El problema radica en que la adaptación sigue concibiéndose como una serie de ajustes sectoriales, desde infraestructuras de defensa contra inundaciones hasta mejoras en modelos hidrológicos. Sin embargo, adaptar una sociedad a un clima cambiante no es solo construir diques más altos, siguiendo esa lógica bizantina a la que me refería al principio de este artículo: es repensar cómo gestionamos el territorio y las actividades económicas que generan presiones sobre los ecosistemas acuáticos.
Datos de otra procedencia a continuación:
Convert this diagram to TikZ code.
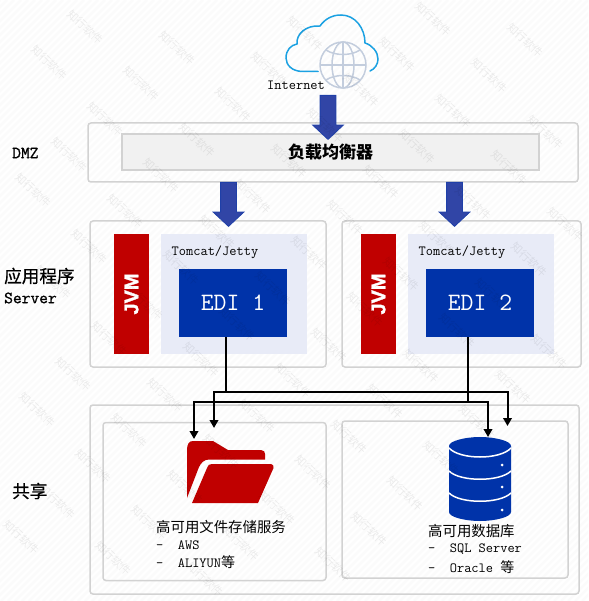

En otras palabras, la adaptación no se limita a hacer frente a eventos extremos, sino que requiere una transformación estructural en la forma en que concebimos y utilizamos el agua.
Agua y cambio climático
El agua es, simultáneamente, una de las principales víctimas del cambio climático y una de las variables clave para gestionar sus impactos. Cambios en los patrones de precipitación, sequías prolongadas e inundaciones recurrentes comprometen la seguridad alimentaria, la estabilidad económica y la resiliencia de los ecosistemas. Sin embargo, las respuestas institucionales han sido en su mayoría reactivas y fragmentadas. La adaptación efectiva exige un enfoque sistémico que trascienda la lógica de la infraestructura y abrace una planificación integrada del territorio, que enfatice sobre la gestión de riesgos y oportunidades y no solo de crisis.
La agricultura ilustra bien esta interdependencia. En muchas regiones del mundo, el uso del agua en la producción de alimentos es insostenible. La expansión de la frontera agrícola, el agotamiento de acuíferos y la degradación de humedales evidencian un modelo que aún no ha internalizado las restricciones impuestas por el cambio climático.
Asimismo, las ciudades enfrentan desafíos crecientes en términos de acceso y calidad del agua. La urbanización acelerada y el cambio climático están incrementando la presión sobre los sistemas de abastecimiento y saneamiento. La adaptación urbana no puede reducirse a la construcción de infraestructura gris; debe integrar soluciones basadas en la naturaleza, restauración de cuencas y modelos de gobernanza del agua que coordinen a distintos sectores y niveles de gobierno.
Transición en la gestión del agua
Es imperativo avanzar en una transición en la gestión del agua y del territorio que tenga la misma ambición y urgencia que la transición energética. Esto implica tres líneas de acción clave: primero, integrar la adaptación hídrica en las políticas económicas y climáticas globales, asegurando que los compromisos de mitigación no ignoren la dimensión territorial del problema. Segundo, desarrollar mecanismos financieros que movilicen inversión hacia soluciones de adaptación, incluyendo infraestructura verde, restauración de ecosistemas y gestión sostenible de cuencas. Y tercero, construir una narrativa sólida que sitúe la adaptación en el centro del debate climático, evitando que siga siendo percibida como una cuestión secundaria y menor. Hannah Arendt, en La condición humana (1958), mostraba que el engaño más peligroso es aquel que nos infligimos a nosotros mismos al reducir la complejidad de lo real a la comodidad de una sola perspectiva.